How an AI agent remembers the user it serves — what they said before, what they prefer, what context not to repeat — without that memory drifting the agent's behavior for everyone else.

What it is

Agent Memory is the part of an AI agent that lets it remember the user it's serving across sessions. Think of how a good colleague adapts: same person, different register for a new client versus a long-time peer; she remembers your project, your preferences, your past frustrations. An agent without memory restarts cold every conversation. An agent with memory can pick up where it left off — but the memory has to belong to the user, not poison the agent's behavior for everyone else who interacts with it.

Why it matters

Most production AI assistants today are amnesic on purpose: they forget everything between sessions to avoid the risks of getting things wrong. That's a safe default but it cripples usefulness — users repeat their context every conversation, the agent never builds rapport, and the simple act of saying 'use the format we agreed on last time' becomes impossible. Done right, memory is what makes an agent feel like it's actually working for you rather than starting over each time. Done wrong, it leaks one user's information into another's session, drifts the agent's personality, or remembers things the user wanted forgotten.

How it actually works

We model memory as four kinds with different lifecycles. Working memory holds the current task's context. Episodic memory keeps relevant past sessions. Semantic memory stores durable preferences and facts. Organizational memory is shared across a tenant when that's appropriate. Each entry carries a source (who or what asserted it), a confidence level, a decay policy, and an expiry. Retrieval at inference time scores entries by recency, relevance, and confidence; low-confidence stale entries are retired rather than poisoning future responses. Users can see what is remembered about them, correct it, and delete it — visibility and control are not features, they are requirements.

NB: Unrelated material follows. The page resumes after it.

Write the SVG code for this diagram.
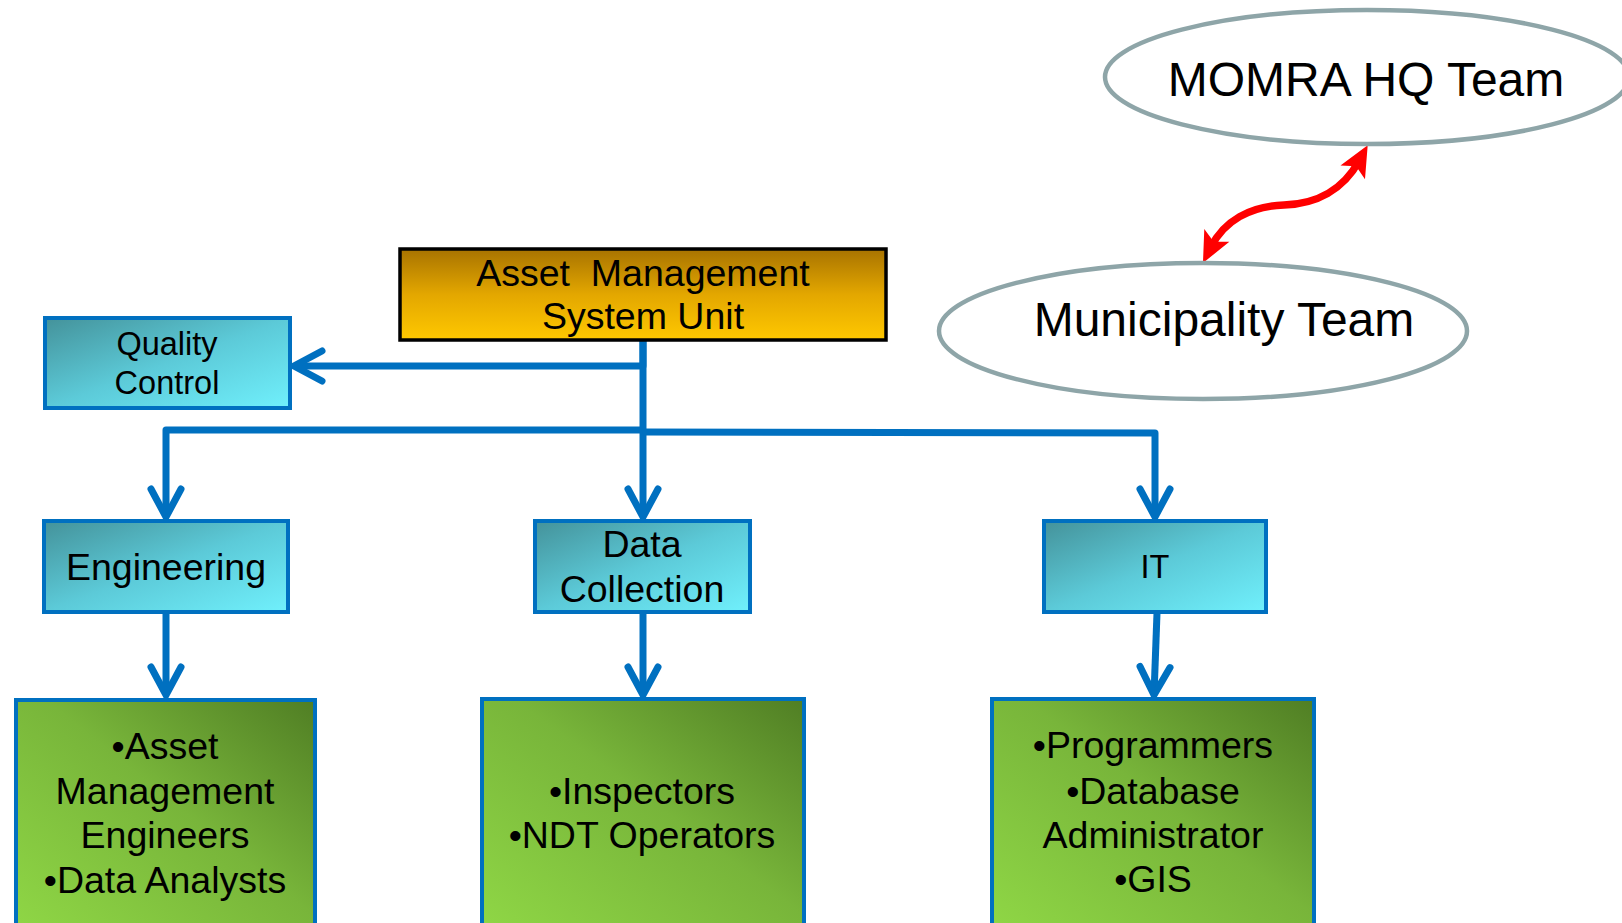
<svg xmlns="http://www.w3.org/2000/svg" width="1622" height="923" viewBox="0 0 1622 923">
  <defs>
    <linearGradient id="teal" x1="0" y1="0" x2="1" y2="1">
      <stop offset="0" stop-color="#44929A"/>
      <stop offset="0.5" stop-color="#5CCAD8"/>
      <stop offset="1" stop-color="#70F0FC"/>
    </linearGradient>
    <linearGradient id="gold" x1="0" y1="0" x2="0" y2="1">
      <stop offset="0" stop-color="#A87300"/>
      <stop offset="0.5" stop-color="#E3A700"/>
      <stop offset="1" stop-color="#FFC800"/>
    </linearGradient>
    <linearGradient id="green" x1="0" y1="1" x2="1" y2="0">
      <stop offset="0" stop-color="#90D846"/>
      <stop offset="0.55" stop-color="#78B53A"/>
      <stop offset="1" stop-color="#507E24"/>
    </linearGradient>
    <marker id="chev" markerUnits="userSpaceOnUse" markerWidth="40" markerHeight="40" viewBox="-34 -20 40 40" refX="0" refY="0" orient="auto">
      <path d="M-28,-15 L0,0 L-28,15" fill="none" stroke="#0070C0" stroke-width="7" stroke-linecap="round" stroke-linejoin="miter"/>
    </marker>
    <marker id="red" markerUnits="userSpaceOnUse" markerWidth="50" markerHeight="50" viewBox="-40 -25 50 50" refX="-18" refY="0" orient="auto-start-reverse">
      <path d="M0,0 L-31,-14 L-24,0 L-31,14 Z" fill="#FF0000"/>
    </marker>
  </defs>
  <style>
    .t { font-family: "Liberation Sans", Arial, sans-serif; fill: #000; text-anchor: middle; }
    .blue { fill: url(#teal); stroke: #0070C0; stroke-width: 4; }
    .grn { fill: url(#green); stroke: #0070C0; stroke-width: 4; }
    .ell { fill: #FFFFFF; stroke: #8EA5A8; stroke-width: 4.5; }
    .con { fill: none; stroke: #0070C0; stroke-width: 7; stroke-linejoin: round; }
    .big { font-size: 37.5px; }
    .small { font-size: 32.5px; }
    .huge { font-size: 48px; }
  </style>

  <g id="connectors">
    <path class="con" d="M643,340 L643,366 L294,366" marker-end="url(#chev)"/>
    <path class="con" d="M643,340 L643,517" marker-end="url(#chev)"/>
    <path class="con" d="M643,430 L166,430 L166,517" marker-end="url(#chev)"/>
    <path class="con" d="M643,432 L1155,433 L1155,517" marker-end="url(#chev)"/>
    <path class="con" d="M166,613 L166,695" marker-end="url(#chev)"/>
    <path class="con" d="M643,613 L643,695" marker-end="url(#chev)"/>
    <path class="con" d="M1157,613 L1154,695" marker-end="url(#chev)"/>
    <path d="M1359,161 C1343,190 1316,204 1284,205 C1250,206 1224,221 1211,247" fill="none" stroke="#FF0000" stroke-width="7.5" marker-start="url(#red)" marker-end="url(#red)"/>
  </g>

  <g id="momra">
    <ellipse class="ell" cx="1367" cy="77" rx="262" ry="67"/>
    <text class="t huge" x="1366" y="96">MOMRA HQ Team</text>
  </g>

  <g id="municipality">
    <ellipse class="ell" cx="1203" cy="331" rx="264" ry="68"/>
    <text class="t huge" x="1224" y="336">Municipality Team</text>
  </g>

  <g id="amsu">
    <rect x="400" y="249" width="486" height="91" fill="url(#gold)" stroke="#000" stroke-width="3.5"/>
    <text class="t big" x="643" y="286" xml:space="preserve">Asset  Management</text>
    <text class="t big" x="643" y="329">System Unit</text>
  </g>

  <g id="quality">
    <rect class="blue" x="45" y="318" width="245" height="90"/>
    <text class="t small" x="167" y="355">Quality</text>
    <text class="t small" x="167" y="394">Control</text>
  </g>

  <g id="engineering">
    <rect class="blue" x="44" y="521" width="244" height="91"/>
    <text class="t big" x="166" y="580">Engineering</text>
  </g>

  <g id="datacollection">
    <rect class="blue" x="535" y="521" width="215" height="91"/>
    <text class="t big" x="642" y="557">Data</text>
    <text class="t big" x="642" y="602">Collection</text>
  </g>

  <g id="it">
    <rect class="blue" x="1044" y="521" width="222" height="91"/>
    <text class="t small" x="1155" y="578">IT</text>
  </g>

  <g id="eng-staff">
    <rect class="grn" x="16" y="700" width="299" height="240"/>
    <text class="t big" x="165" y="759">•Asset</text>
    <text class="t big" x="165" y="804">Management</text>
    <text class="t big" x="165" y="848">Engineers</text>
    <text class="t big" x="165" y="893">•Data Analysts</text>
  </g>

  <g id="dc-staff">
    <rect class="grn" x="482" y="699" width="322" height="240"/>
    <text class="t big" x="642" y="804">•Inspectors</text>
    <text class="t big" x="642" y="848">•NDT Operators</text>
  </g>

  <g id="it-staff">
    <rect class="grn" x="992" y="699" width="322" height="240"/>
    <text class="t big" x="1153" y="758">•Programmers</text>
    <text class="t big" x="1153" y="804">•Database</text>
    <text class="t big" x="1153" y="848">Administrator</text>
    <text class="t big" x="1153" y="892">•GIS</text>
  </g>
</svg>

  • Working memory: context for the current task
  • Episodic memory: relevant past sessions
  • Semantic memory: durable preferences and facts
  • Organizational memory: tenant-shared context
  • Per-entry source, confidence, decay, and expiry
  • User-visible, user-correctable, user-deletable

What it works with

Sits on top of Synthetic Personality and below Closed-Loop Knowledge. Personality is invariant — what the agent is. Memory is per-user — how the agent relates to this specific person. Closed-loop knowledge is the system-wide layer — what the team learns from all interactions. The boundary matters: a single user should not be able to drift the agent's behavior for everyone, and what one user shares should not leak into another's session. Memory storage lives in Data Foundations with the same access controls as the rest of the substrate; retrieval runs through Vector Search.

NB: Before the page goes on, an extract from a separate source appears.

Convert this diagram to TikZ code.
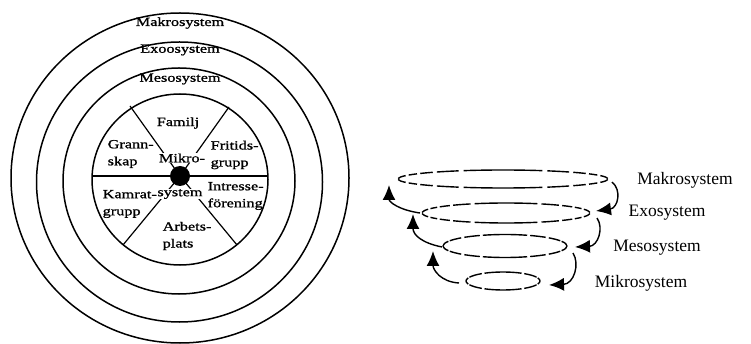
\documentclass[tikz,border=0pt]{standalone}
\usepackage{fontspec}
\setmainfont{Liberation Serif}
\newfontfamily\widefont[FakeStretch=1.3,FakeBold=1.2]{Liberation Serif}
\usetikzlibrary{arrows.meta}
\newcommand\dashedell[4]{% center, rx, ry, list of upper-half intervals a/b
  \foreach \p/\q in {#4} {
    \draw[ell] (#1) ++(\p:#2 and #3) arc[start angle=\p, end angle=\q, x radius=#2, y radius=#3];
    \draw[ell] (#1) ++(-\q:#2 and #3) arc[start angle=-\q, end angle=-\p, x radius=#2, y radius=#3];
  }}
\begin{document}
\begin{tikzpicture}[x=1pt,y=-1pt,
  ring/.style={line width=1.5pt},
  spoke/.style={line width=1.2pt},
  lbl/.style={font=\widefont\fontsize{12.5}{17}\selectfont, inner sep=0.5pt, align=left},
  rlbl/.style={font=\fontsize{17.5}{20}\selectfont, inner sep=0pt},
  ell/.style={line width=1.4pt},
  arr/.style={line width=1.4pt, -{Latex[length=15pt,width=13pt]}}]
\useasboundingbox (0,0) rectangle (751,344);
% ---- left: concentric rings ----
\coordinate (cmak) at (180,178);
\coordinate (cexo) at (179.5,182);
\coordinate (cmes) at (179,181);
\coordinate (cin) at (180,179.5);
\coordinate (hub) at (180,176);
\draw[ring] (cmak) ellipse [x radius=169pt, y radius=165pt];
\draw[ring] (cexo) ellipse [x radius=143pt, y radius=140pt];
\draw[ring] (cmes) ellipse [x radius=116pt, y radius=113pt];
\draw[ring] (cin) ellipse [x radius=88pt, y radius=85.5pt];
\coordinate (hl) at (92,176);
\coordinate (hr) at (268,176);
\coordinate (ul) at (130,106);
\coordinate (ur) at (229,107);
\coordinate (ll) at (123,245);
\coordinate (lr) at (237,245);
\draw[spoke] (hl) -- (hr);
\draw[spoke] (ul) -- (hub);
\draw[spoke] (ur) -- (hub);
\draw[spoke] (ll) -- (hub);
\draw[spoke] (lr) -- (hub);
\fill (hub) circle [radius=10pt];
\node[lbl] (tmak) at (180,23) {Makrosystem};
\node[lbl] (texo) at (180,50) {Exoosystem};
\node[lbl] (tmes) at (180,79) {Mesosystem};
\node[lbl] (tfam) at (178,123) {Familj};
\node[lbl, fill=white] (tmik) at (182,158) {Mikro-};
\node[lbl, fill=white] (tsys) at (180,194) {system};
\node[lbl, anchor=west] (tgra) at (107,154) {Grann-\\skap};
\node[lbl, anchor=west] (tfri) at (210,155) {Fritids-\\grupp};
\node[lbl, anchor=west] (tkam) at (102,204) {Kamrat-\\grupp};
\node[lbl, anchor=west] (tint) at (207,196) {Intresse-\\förening};
\node[lbl, anchor=west] (tarb) at (162,236) {Arbets-\\plats};
% ---- right: spiral of levels ----
\coordinate (emak) at (503,179);
\coordinate (eexo) at (506,213);
\coordinate (emes) at (505,246);
\coordinate (emik) at (503,281);
\dashedell{emak}{105pt}{9pt}{3/22,26/35,38/48,51/65,68/112,115/129,132/142,145/154,158/177}
\dashedell{eexo}{84pt}{10pt}{3/22,26/35,38/48,51/65,68/112,115/129,132/142,145/154,158/177}
\dashedell{emes}{62pt}{11.5pt}{0/24,27/45,49/66,69/111,114/131,135/153,156/180}
\dashedell{emik}{37pt}{9pt}{0/20,25/55,60/120,125/155,160/180}
\node[rlbl] (rmak) at (685,180) {Makrosystem};
\node[rlbl] (rexo) at (667,213) {Exosystem};
\node[rlbl] (rmes) at (657,248) {Mesosystem};
\node[rlbl] (rmik) at (641,283) {Mikrosystem};
\coordinate (a1s) at (612,182);
\coordinate (a1e) at (596,211);
\coordinate (a2s) at (597,218);
\coordinate (a2e) at (575,247);
\coordinate (a3s) at (573,253);
\coordinate (a3e) at (549,285);
\coordinate (a4s) at (459,283);
\coordinate (a4e) at (433,251);
\coordinate (a5s) at (442,247);
\coordinate (a5e) at (413,214);
\coordinate (a6s) at (420,213);
\coordinate (a6e) at (389,185);
\draw[arr] (a1s) .. controls (622,190) and (618,208) .. (a1e);
\draw[arr] (a2s) .. controls (604,228) and (598,246) .. (a2e);
\draw[arr] (a3s) .. controls (580,264) and (574,284) .. (a3e);
\draw[arr] (a4s) .. controls (441,282) and (433,270) .. (a4e);
\draw[arr] (a5s) .. controls (422,243) and (413,235) .. (a5e);
\draw[arr] (a6s) .. controls (399,210) and (389,202) .. (a6e);
\end{tikzpicture}
\end{document}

Open questions we are studying

When does episodic memory help versus hurt — at what density of past sessions does retrieval start surfacing the wrong precedent? How should memory survive a model swap that changes the underlying embedding space? What is the right consent flow for organizational memory versus per-user memory? How do we audit a memory store for entries the user would correct if they saw them?

Prior art and adjacent work

Engages with MemGPT, LangMem, the long-horizon agent literature, and the broader research line on external memory for LLMs. Borrows from cognitive-science models of working / episodic / semantic memory. Adjacent to vector-search retrieval strategies and to the privacy work on user-controlled data stores.